Did I get your attention with “healthy and easy”? Because honestly, this recipe is SO easy, and SO healthy – I don’t make it enough!
A few years ago, my friend Ali shard this recipe with me from Men’s Health and I’ve been making it ever since, with a few modifications. It’d been a while since I last made it so I decided to make it for dinner Monday night. It was perfect – B loved it AND there was enough for leftovers for lunch!
Healthy & Easy Moroccan Chicken
Here’s what you need (serves 2):
- 4 chicken tenderloins or 2 chicken thighs
- 1 zucchini, cut into cubes
- 1 can (16 oz) chickpeas
- 1 can (14.5 oz) diced tomatoes (or two large fresh tomatoes, diced)
- 1/2 Tbsp olive oil
- Salt and pepper to taste
- 1/2 - 1 tsp cayenne pepper*
- 2-3 tsp ground cumin
- 2-3 tsp paprika
- box of couscous (I use Near East Parmesan)
Here’s what you do:
- Heat the oil in a large pan over medium heat.

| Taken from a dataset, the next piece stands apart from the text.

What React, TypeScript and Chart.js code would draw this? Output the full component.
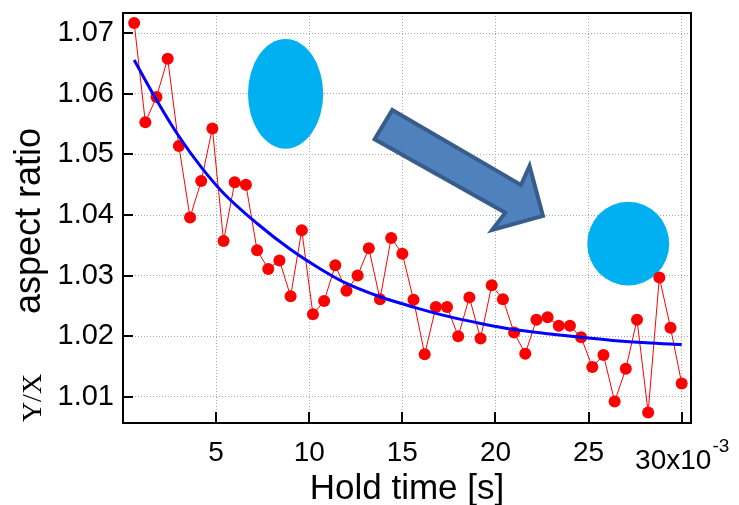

- Season the chicken with 1 tsp of paprika, 1 tsp of cumin, and salt and pepper. *If you like your chicken particularly spicy, feel free to sprinkle with some of the cayenne pepper as well at this point. (UPDATE: Thanks Estivator for asking for further clarification on the cayenne pepper)
- Place chicken in the pan and brown each side- probably like 3 minutes on each side. Doesn’t need to be fully cooked at this point.
- Add the chopped zucchini and continue cooking, stirring occasionally.
- When the zucchini has lightly browned, add chickpeas, canned or fresh tomatoes, cayenne pepper and some more cumin and paprika. I like to also add about half of the juice from the canned chickpeas.
- Turn the heat to low and simmer for 10 to 15 minutes, until the chicken is tender and cooked through.
- While chicken and veggies are simmering, prepare the couscous according to the box’s directions.
Serve chicken and veggies over couscous. Enjoy!